Interface TextUnit

  • All Superinterfaces:
    Bounded

    public interface TextUnit
    extends Bounded
    A single character or discrete character grouping positioned within a Line.

    Note that space characters are typically not encoded in PDF documents; rather, they are implicit in the spacing between the bounding boxes of adjacent TextUnits.

    Since:
    v1.4
    Version:
    ©2004-2025 Snowtide
    • Nested Class Summary

      Nested Classes 
      Modifier and Type Interface Description
      static interface  TextUnit.Predicate
      Type to be satisfied when implementing a TextUnit predicate for filtering characters in a Page.
    • Method Summary

      All Methods Instance Methods Abstract Methods 
      Modifier and Type Method Description
      char[] getCharacterSequence()
      Returns the characters that should be rendered for this TextUnit.
      int getCharCode()
      Returns the 'raw' character code used to encode this TextUnit in the source PDF document.
      Font getFont()
      Returns the Font that was in force when this TextUnit was outputted.
      float getFontSize()
      Returns the size of the font used to render this TextUnit.
      char[] getMappedCharSequence()
      Returns the characters that the source PDF mapped to the "raw" character code, via the font and encoding information in force when the character code was read from the PDF document.
      float getTheta()
      Returns the angle (in degrees) by which this TextUnit's baseline is rotated.
      boolean isStruckThrough()
      Returns true if this TextUnit is struck through (like this).
      boolean isUnderlined()
      Returns true if this TextUnit is underlined (like this).
      • Methods inherited from interface com.snowtide.pdf.layout.Bounded

        bounds
    • Method Detail

      • getCharCode

        int getCharCode()
        Returns the 'raw' character code used to encode this TextUnit in the source PDF document.

        In many cases, this character code is equivalent to the Unicode character id. Otherwise, the font and encoding information in force when the character code was read from the PDF document dictates that a particular character sequence be rendered instead of the Unicode character corresponding to the character code returned by this function.

        Nearly all use cases should use the getCharacterSequence() method in preference to this one.

        See Also:
        getCharacterSequence()
      • getMappedCharSequence

        char[] getMappedCharSequence()
        Returns the characters that the source PDF mapped to the "raw" character code, via the font and encoding information in force when the character code was read from the PDF document.

        Note that this character sequence will not reflect normalization that PDFxStream applies in order to produce getCharacterSequence(), including ligature re-folding, Arabic "un-shaping", the un-mirroring of brackets in right-to-left and bidirectional text, etc. Unless you have specific cause to avoid the result of these normalization steps, you should prefer getCharacterSequence() to this method.

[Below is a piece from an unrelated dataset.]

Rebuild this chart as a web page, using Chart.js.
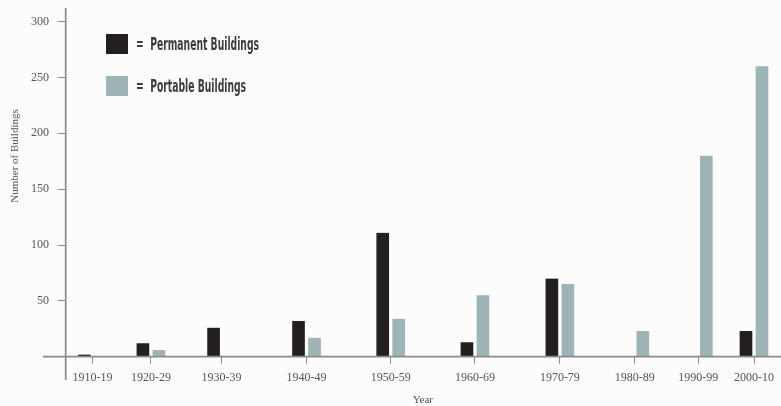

      • getCharacterSequence

        char[] getCharacterSequence()
        Returns the characters that should be rendered for this TextUnit. This sequence is the result of applying:
        • the font and encoding information in force when the character code was read from the PDF document
        • ligature re-folding
        • Arabic "un-shaping"
        • reversal of right-to-left, multi-character sequences so that characters are in memory/logical order and not presentation order
        • the un-mirroring of brackets in right-to-left and bidirectional text
        • … and other normalization transformations that may be added from time to time

        This function will never return null, but may return an empty array if the TextUnit's "raw" character code is explicitly mapped to an empty character sequence.

      • getFont

        Font getFont()
        Returns the Font that was in force when this TextUnit was outputted.
      • getFontSize

        float getFontSize()
        Returns the size of the font used to render this TextUnit.
      • isUnderlined

        boolean isUnderlined()
        Returns true if this TextUnit is underlined (like this). While this will report an appropriate value for text that is rotated by a "regular" angle (90º, -90º, 180º), it will always return false for text that is rotated by any other angle (i.e. 30º, -45º, 16º, etc).
      • isStruckThrough

        boolean isStruckThrough()
        Returns true if this TextUnit is struck through (like this). This will report an appropriate value for for text that is not rotated, and will return always false otherwise.
      • getTheta

        float getTheta()
        Returns the angle (in degrees) by which this TextUnit's baseline is rotated.